[start of Data provided]

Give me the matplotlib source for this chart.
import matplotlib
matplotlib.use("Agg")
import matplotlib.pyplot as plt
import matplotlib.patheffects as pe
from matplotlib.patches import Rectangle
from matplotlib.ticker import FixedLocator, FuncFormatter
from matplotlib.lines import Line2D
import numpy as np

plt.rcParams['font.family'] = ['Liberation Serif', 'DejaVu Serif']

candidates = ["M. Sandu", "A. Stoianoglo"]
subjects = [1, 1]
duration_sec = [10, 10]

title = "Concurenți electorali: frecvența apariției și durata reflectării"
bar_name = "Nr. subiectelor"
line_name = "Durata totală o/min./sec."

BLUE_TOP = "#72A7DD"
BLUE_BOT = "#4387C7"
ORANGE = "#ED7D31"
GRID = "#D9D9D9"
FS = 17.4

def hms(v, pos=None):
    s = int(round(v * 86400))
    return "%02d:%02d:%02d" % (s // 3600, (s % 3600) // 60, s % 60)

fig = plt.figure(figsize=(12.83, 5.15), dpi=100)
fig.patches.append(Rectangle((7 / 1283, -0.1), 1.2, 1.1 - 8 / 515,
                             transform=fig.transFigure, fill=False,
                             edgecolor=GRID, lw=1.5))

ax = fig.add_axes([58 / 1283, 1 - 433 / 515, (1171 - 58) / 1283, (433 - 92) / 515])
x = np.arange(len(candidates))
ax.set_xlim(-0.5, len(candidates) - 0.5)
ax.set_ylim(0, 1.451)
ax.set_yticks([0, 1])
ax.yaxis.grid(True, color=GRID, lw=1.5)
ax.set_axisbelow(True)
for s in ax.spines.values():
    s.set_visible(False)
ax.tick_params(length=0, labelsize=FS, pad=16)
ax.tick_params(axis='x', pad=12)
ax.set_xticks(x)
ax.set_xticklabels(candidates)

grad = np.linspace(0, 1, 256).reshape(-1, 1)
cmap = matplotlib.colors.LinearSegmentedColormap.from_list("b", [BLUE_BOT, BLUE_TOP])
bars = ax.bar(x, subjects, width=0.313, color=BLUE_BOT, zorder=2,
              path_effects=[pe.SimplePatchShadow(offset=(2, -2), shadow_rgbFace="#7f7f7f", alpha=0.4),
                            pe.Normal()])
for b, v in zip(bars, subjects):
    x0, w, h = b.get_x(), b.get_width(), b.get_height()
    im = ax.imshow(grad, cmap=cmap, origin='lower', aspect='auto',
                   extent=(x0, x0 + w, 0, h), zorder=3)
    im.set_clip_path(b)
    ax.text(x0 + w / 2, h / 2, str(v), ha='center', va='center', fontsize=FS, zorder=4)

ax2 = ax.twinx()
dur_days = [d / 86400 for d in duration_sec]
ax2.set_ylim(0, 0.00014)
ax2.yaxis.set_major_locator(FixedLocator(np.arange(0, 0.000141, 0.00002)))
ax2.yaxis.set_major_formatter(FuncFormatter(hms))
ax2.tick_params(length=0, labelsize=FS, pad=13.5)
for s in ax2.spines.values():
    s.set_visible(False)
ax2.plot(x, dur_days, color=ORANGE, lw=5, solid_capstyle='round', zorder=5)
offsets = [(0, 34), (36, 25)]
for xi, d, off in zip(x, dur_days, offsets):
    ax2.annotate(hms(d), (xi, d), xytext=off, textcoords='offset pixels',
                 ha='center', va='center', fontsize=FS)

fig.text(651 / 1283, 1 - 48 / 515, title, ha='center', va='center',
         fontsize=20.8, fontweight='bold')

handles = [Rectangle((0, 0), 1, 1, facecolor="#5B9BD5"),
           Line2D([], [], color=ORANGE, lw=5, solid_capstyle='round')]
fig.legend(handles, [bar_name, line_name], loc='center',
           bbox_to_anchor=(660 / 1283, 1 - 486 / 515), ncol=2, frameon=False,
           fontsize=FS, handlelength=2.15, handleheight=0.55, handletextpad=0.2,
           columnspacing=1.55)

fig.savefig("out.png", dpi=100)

[end of Data provided]
[start of Data provided]

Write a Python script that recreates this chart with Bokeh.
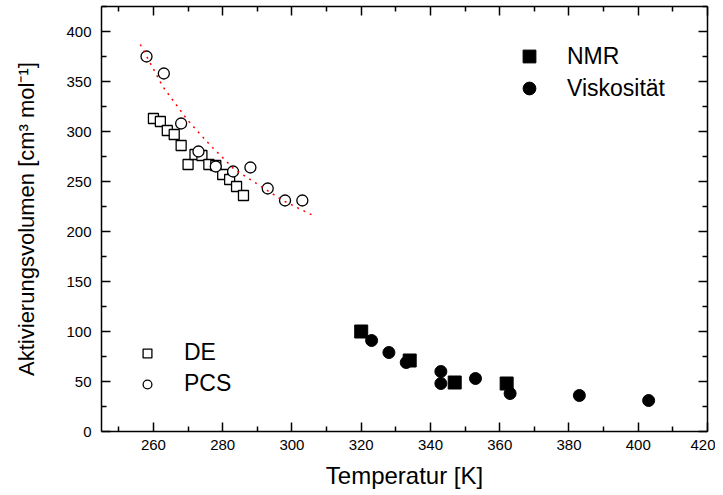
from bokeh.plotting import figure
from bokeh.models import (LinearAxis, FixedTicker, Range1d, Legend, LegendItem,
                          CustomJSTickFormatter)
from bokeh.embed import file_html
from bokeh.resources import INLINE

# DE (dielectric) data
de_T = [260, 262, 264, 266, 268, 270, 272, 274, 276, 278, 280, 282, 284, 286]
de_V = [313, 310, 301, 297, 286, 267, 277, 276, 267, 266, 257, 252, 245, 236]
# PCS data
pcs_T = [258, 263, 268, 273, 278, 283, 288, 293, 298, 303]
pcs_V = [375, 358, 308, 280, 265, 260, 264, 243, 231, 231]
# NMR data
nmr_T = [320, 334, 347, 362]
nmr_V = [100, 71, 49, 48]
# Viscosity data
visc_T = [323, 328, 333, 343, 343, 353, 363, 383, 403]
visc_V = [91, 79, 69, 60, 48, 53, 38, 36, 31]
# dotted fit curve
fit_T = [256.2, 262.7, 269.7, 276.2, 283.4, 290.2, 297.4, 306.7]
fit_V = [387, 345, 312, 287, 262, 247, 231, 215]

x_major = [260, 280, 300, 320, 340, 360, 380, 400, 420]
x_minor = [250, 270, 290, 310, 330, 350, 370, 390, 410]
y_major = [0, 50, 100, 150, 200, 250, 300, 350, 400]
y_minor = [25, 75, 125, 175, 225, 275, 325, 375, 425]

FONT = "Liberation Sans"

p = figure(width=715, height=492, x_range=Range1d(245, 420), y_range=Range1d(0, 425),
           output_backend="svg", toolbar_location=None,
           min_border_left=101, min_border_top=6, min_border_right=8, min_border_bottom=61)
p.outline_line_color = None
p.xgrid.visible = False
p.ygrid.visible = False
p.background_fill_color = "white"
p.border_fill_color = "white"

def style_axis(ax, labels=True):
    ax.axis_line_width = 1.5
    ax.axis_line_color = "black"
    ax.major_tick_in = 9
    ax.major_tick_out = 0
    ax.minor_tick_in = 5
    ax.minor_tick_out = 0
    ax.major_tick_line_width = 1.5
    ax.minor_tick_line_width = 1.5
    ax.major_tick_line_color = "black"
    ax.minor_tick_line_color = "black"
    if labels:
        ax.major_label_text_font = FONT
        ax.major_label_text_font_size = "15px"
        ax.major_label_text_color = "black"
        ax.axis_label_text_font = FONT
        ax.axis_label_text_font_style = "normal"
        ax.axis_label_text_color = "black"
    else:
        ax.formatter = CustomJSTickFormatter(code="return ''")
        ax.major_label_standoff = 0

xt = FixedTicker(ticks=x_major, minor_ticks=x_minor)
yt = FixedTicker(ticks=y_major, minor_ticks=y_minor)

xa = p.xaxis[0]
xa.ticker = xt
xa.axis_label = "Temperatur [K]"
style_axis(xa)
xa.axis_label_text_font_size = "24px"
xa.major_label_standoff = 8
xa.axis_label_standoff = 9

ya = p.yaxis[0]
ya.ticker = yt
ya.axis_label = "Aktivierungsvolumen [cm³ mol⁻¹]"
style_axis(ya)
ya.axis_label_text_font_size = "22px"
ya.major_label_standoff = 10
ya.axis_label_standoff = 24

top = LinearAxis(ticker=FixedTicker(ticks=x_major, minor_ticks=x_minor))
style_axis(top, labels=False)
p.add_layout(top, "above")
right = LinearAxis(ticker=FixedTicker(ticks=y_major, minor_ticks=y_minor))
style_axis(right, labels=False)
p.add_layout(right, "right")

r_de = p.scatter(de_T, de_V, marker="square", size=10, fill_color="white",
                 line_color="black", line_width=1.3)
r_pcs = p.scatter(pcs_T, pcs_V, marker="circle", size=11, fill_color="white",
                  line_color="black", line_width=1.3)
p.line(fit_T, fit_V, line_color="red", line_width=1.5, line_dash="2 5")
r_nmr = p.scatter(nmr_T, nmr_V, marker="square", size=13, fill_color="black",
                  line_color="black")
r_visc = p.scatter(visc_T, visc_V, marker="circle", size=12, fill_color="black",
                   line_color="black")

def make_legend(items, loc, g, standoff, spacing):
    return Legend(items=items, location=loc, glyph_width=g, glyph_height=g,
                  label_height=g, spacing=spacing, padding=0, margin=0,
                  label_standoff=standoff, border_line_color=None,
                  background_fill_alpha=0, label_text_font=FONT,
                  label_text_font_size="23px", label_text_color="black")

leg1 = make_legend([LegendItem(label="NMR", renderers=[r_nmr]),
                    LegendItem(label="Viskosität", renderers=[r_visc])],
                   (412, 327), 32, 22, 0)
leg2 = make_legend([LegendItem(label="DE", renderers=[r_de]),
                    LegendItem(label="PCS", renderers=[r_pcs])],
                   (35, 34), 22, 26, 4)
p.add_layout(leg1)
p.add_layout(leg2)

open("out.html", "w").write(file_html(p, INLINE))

[end of Data provided]
[start of Data provided]

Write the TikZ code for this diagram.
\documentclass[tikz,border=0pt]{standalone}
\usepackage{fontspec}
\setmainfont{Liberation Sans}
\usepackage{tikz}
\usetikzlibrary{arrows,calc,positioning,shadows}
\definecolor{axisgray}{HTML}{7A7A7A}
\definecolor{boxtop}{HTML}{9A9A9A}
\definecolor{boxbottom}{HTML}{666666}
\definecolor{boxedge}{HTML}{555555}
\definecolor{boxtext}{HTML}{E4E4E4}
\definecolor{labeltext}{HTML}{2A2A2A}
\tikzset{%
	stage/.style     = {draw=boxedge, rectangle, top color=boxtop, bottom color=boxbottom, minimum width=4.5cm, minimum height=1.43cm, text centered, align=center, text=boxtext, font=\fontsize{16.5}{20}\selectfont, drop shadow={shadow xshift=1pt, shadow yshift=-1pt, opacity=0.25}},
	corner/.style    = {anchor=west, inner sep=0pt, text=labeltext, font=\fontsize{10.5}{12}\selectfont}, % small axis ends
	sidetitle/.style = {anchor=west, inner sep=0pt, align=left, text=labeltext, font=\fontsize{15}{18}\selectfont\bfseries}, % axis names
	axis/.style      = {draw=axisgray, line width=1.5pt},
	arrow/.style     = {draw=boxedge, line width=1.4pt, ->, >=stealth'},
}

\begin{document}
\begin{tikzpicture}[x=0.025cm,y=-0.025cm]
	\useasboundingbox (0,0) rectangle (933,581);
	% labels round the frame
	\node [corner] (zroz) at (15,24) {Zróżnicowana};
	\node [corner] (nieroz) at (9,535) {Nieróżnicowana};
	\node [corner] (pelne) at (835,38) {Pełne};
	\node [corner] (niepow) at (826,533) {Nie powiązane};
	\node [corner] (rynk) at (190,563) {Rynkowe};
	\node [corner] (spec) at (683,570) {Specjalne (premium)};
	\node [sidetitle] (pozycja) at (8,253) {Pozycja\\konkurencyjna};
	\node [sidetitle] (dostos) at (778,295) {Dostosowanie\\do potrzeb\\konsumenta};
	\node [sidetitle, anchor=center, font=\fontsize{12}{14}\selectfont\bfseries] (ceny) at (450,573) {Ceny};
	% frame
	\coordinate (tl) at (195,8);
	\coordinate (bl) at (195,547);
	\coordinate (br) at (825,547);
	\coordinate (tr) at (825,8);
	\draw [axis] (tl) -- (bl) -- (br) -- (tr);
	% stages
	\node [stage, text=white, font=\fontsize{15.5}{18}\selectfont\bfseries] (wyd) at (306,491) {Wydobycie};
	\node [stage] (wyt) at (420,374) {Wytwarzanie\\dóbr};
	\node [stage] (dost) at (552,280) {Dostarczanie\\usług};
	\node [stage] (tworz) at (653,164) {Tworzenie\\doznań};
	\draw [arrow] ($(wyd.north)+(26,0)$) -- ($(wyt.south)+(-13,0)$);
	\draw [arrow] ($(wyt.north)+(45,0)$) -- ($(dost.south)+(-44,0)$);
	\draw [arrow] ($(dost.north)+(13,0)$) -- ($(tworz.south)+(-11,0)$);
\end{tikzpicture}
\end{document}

[end of Data provided]

From the listing above, repeat only the lines between the line containing "Write a Python" and the line containing "fit_V = [387, 345, 312, 287, 262, 247, 231, 215]", those two included. Pictures are not part of the copy.

__Output of the task__
Write a Python script that recreates this chart with Bokeh.
from bokeh.plotting import figure
from bokeh.models import (LinearAxis, FixedTicker, Range1d, Legend, LegendItem,
                          CustomJSTickFormatter)
from bokeh.embed import file_html
from bokeh.resources import INLINE

# DE (dielectric) data
de_T = [260, 262, 264, 266, 268, 270, 272, 274, 276, 278, 280, 282, 284, 286]
de_V = [313, 310, 301, 297, 286, 267, 277, 276, 267, 266, 257, 252, 245, 236]
# PCS data
pcs_T = [258, 263, 268, 273, 278, 283, 288, 293, 298, 303]
pcs_V = [375, 358, 308, 280, 265, 260, 264, 243, 231, 231]
# NMR data
nmr_T = [320, 334, 347, 362]
nmr_V = [100, 71, 49, 48]
# Viscosity data
visc_T = [323, 328, 333, 343, 343, 353, 363, 383, 403]
visc_V = [91, 79, 69, 60, 48, 53, 38, 36, 31]
# dotted fit curve
fit_T = [256.2, 262.7, 269.7, 276.2, 283.4, 290.2, 297.4, 306.7]
fit_V = [387, 345, 312, 287, 262, 247, 231, 215]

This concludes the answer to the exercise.